Thanks to Michael Bishop for providing EcoWatch this firsthand account of what happens when a company like Trans Canada claims eminent domain on one’s property and begins building a tar sands pipeline—the southern leg of the Keystone XL. Unfortunately, this is one of many examples of corporations putting profits before human health and the environment in pursuit of extreme fossil fuel extraction. The good news is that people like Michael Bishop are fighting back.
My name is Michael Bishop and I am a landowner in Douglass, Texas in Nacogdoches County. I am the victim of eminent domain by a foreign, private corporation. I received a letter from Trans Canada in 2008 informing me that my property had been selected as a potential route for their “crude oil” pipeline. At that time, the line was to go on the eastern border of my property and would cross my creek. It was also going to adversely affect my neighbors as well.
It was something beyond my control and I simply forgot about it until my wife woke me up one morning to let me know people were on our property. I immediately went out and confronted the trespassers who informed me they represented Trans Canada and that they were there to perform historical and archaeological evaluations and to survey the route of the proposed pipeline. I immediately told them to leave my property. They had not notified me, given me the courtesy of a phone call or knocked on my door. I was told that if I refused to allow them access to my property, I would go to jail. As a former Marine, this became a major point of anger for me and I told them that if they did not leave my property, I would call 911. They left. I did not hear anything from them for quite some time.
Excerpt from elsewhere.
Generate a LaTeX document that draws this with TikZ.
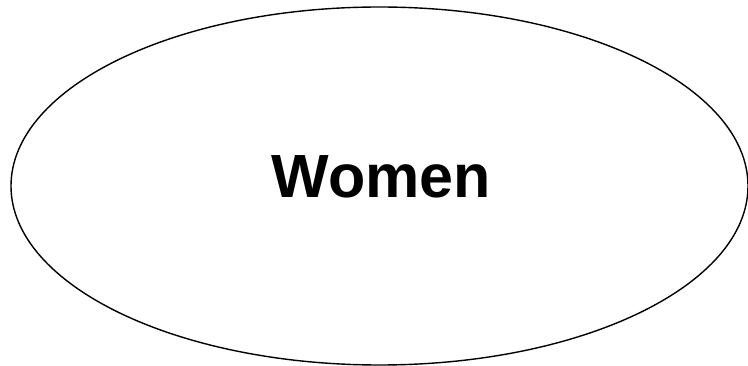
\documentclass[tikz,border=0pt]{standalone}
\usepackage{fontspec}
\setmainfont{Liberation Sans}
\usetikzlibrary{shapes.geometric}
\begin{document}
\begin{tikzpicture}[x=1pt,y=-1pt,
  oval/.style={ellipse, draw=black, line width=1.4pt, minimum width=737pt, minimum height=358pt, inner sep=0pt},
  lbl/.style={font=\fontsize{61}{65}\selectfont\bfseries}]
\useasboundingbox (0,0) rectangle (748,366);
\node[oval] (e) at (379.5,186) {};
\node[lbl] (t) at (381.5,177) {Women};
\end{tikzpicture}
\end{document}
The western edge of my property is also away from where I raise food for my family since 1988. I was told by those two individuals that I was one of the few people in the county that had “not settled” and that Trans Canada had all of their construction permits in place and were ready to begin work. We agreed, shook hands and I left with a fairly good feeling. It’s important to remember that I refused any compensation for the right of way they were seeking.
Time went by and I had heard nothing from the two representatives from Trans Canada, so I emailed Johnston. He finally responded but informed me that the company had decided to come across my 14 acre tract (the homestead tract) instead of the “free offer” of the adjacent, adjoining six acre tract where existing pipelines already existed. I was furious and felt betrayed. His explanation was, “Your neighbor in the land behind you has a lake that we cannot bore under and therefore we had to reroute the pipeline.”
That neighbor’s lake is a small cattle “tank,” not a pond, and I couldn’t drown in it if I was trying to commit suicide. I told them to f**k off and that I would fight them.